▶ **RECORDED DATA**:
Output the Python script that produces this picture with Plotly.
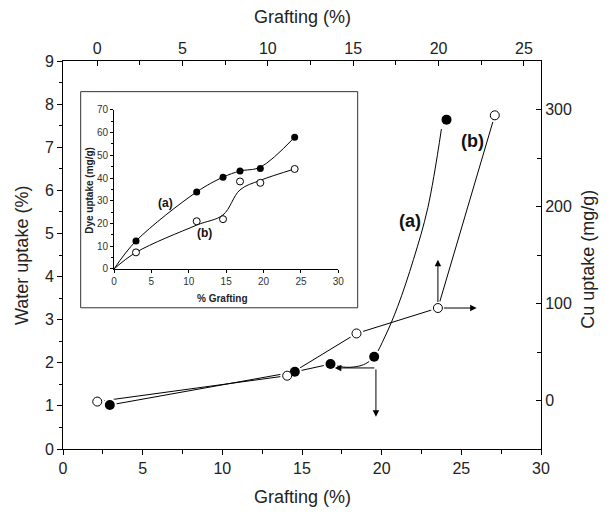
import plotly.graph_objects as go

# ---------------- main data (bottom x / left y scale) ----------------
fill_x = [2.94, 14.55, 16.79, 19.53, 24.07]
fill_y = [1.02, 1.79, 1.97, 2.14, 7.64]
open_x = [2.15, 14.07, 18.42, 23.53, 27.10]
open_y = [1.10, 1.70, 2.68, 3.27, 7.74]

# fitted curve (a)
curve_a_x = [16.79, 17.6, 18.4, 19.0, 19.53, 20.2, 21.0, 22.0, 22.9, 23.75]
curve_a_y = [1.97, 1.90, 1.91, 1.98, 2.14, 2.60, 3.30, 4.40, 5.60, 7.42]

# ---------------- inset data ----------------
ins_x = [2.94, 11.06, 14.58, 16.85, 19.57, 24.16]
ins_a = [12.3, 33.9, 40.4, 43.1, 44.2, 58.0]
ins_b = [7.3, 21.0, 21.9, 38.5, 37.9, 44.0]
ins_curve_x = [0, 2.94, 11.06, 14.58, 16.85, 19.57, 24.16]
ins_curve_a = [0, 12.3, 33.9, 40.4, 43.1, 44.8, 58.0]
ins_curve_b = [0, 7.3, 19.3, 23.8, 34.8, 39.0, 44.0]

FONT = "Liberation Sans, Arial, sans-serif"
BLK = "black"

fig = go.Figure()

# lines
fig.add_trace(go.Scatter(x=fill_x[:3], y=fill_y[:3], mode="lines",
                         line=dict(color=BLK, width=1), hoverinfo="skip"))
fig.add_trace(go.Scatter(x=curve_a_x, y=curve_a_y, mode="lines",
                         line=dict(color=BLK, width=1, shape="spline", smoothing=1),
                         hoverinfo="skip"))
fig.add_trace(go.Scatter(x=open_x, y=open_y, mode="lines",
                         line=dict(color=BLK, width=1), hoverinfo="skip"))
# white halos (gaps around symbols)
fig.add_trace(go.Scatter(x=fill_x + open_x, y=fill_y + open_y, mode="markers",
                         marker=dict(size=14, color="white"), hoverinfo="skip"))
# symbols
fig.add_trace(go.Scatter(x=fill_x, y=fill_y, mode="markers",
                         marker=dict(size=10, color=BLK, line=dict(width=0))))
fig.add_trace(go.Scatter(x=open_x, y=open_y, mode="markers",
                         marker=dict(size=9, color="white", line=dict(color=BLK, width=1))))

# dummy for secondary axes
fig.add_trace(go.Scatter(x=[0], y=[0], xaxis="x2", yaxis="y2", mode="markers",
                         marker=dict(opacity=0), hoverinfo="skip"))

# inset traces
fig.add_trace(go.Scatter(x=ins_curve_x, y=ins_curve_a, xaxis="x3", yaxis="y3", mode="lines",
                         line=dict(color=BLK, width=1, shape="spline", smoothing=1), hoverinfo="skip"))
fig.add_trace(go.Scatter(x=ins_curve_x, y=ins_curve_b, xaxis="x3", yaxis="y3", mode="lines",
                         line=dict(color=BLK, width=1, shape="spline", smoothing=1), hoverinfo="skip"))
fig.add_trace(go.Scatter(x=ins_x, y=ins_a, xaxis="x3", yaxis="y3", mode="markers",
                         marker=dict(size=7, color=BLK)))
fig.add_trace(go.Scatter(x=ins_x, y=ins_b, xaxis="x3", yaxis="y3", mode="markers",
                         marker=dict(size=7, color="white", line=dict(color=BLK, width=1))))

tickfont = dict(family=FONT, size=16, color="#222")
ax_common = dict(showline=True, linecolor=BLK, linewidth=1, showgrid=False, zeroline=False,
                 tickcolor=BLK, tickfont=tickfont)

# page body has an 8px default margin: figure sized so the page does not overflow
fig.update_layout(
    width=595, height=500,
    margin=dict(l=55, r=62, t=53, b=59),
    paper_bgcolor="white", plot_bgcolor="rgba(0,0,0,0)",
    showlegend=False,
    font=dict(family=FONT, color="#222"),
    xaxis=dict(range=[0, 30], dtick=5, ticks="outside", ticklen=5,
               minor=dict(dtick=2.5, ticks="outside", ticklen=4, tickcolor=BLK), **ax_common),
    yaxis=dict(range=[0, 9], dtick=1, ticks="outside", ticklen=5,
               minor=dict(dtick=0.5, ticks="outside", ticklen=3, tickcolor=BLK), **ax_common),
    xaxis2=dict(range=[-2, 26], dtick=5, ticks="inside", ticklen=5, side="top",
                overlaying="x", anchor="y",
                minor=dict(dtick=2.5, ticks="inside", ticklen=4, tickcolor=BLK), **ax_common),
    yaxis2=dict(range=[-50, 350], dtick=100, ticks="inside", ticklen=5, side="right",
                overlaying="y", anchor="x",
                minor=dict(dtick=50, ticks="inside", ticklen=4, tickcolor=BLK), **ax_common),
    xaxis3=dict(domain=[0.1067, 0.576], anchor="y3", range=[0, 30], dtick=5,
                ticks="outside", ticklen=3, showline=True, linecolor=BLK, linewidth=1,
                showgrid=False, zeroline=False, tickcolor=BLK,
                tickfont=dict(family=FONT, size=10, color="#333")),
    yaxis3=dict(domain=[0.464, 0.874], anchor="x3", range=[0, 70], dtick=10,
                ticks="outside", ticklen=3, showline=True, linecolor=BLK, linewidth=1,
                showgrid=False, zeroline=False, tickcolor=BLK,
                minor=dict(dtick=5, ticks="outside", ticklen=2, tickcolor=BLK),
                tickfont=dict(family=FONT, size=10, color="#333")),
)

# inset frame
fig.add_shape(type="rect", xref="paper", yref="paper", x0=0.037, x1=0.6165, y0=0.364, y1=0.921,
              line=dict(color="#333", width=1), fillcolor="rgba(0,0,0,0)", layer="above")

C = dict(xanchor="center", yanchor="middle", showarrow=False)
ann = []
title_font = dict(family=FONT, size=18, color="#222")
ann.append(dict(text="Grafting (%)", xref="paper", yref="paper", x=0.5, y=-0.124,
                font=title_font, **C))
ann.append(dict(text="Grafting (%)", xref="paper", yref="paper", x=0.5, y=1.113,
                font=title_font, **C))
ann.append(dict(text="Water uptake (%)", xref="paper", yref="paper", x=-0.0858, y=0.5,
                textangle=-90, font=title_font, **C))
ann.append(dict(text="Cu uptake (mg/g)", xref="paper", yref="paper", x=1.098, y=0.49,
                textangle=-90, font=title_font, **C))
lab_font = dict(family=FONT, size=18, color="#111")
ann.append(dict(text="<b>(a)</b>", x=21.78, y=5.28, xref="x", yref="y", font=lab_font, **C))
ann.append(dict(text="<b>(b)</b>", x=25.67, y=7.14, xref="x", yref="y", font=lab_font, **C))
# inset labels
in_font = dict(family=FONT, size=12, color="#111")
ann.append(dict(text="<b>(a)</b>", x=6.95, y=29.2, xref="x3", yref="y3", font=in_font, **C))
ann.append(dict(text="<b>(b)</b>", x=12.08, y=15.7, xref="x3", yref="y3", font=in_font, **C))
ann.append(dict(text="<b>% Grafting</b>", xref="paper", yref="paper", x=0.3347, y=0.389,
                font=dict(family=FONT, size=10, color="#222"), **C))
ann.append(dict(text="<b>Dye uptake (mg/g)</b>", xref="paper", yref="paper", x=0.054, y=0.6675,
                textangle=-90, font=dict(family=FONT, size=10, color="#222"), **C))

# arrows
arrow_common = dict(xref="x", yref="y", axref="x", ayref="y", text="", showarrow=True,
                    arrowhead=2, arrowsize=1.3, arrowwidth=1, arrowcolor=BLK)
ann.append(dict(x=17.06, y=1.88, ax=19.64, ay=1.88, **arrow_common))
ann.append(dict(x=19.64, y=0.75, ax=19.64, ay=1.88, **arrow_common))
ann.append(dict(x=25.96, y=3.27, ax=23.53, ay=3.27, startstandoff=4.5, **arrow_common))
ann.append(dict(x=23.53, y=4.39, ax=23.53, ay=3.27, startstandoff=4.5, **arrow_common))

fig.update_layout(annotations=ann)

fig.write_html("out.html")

▶ **WRITTEN EXERCISE**: Return, unchanged, the lines from the first line of the material through the line that holds "import plotly.graph_objects as go", inclusive, omitting pictures.

▶ **ANSWER IN FULL**:
Output the Python script that produces this picture with Plotly.
import plotly.graph_objects as go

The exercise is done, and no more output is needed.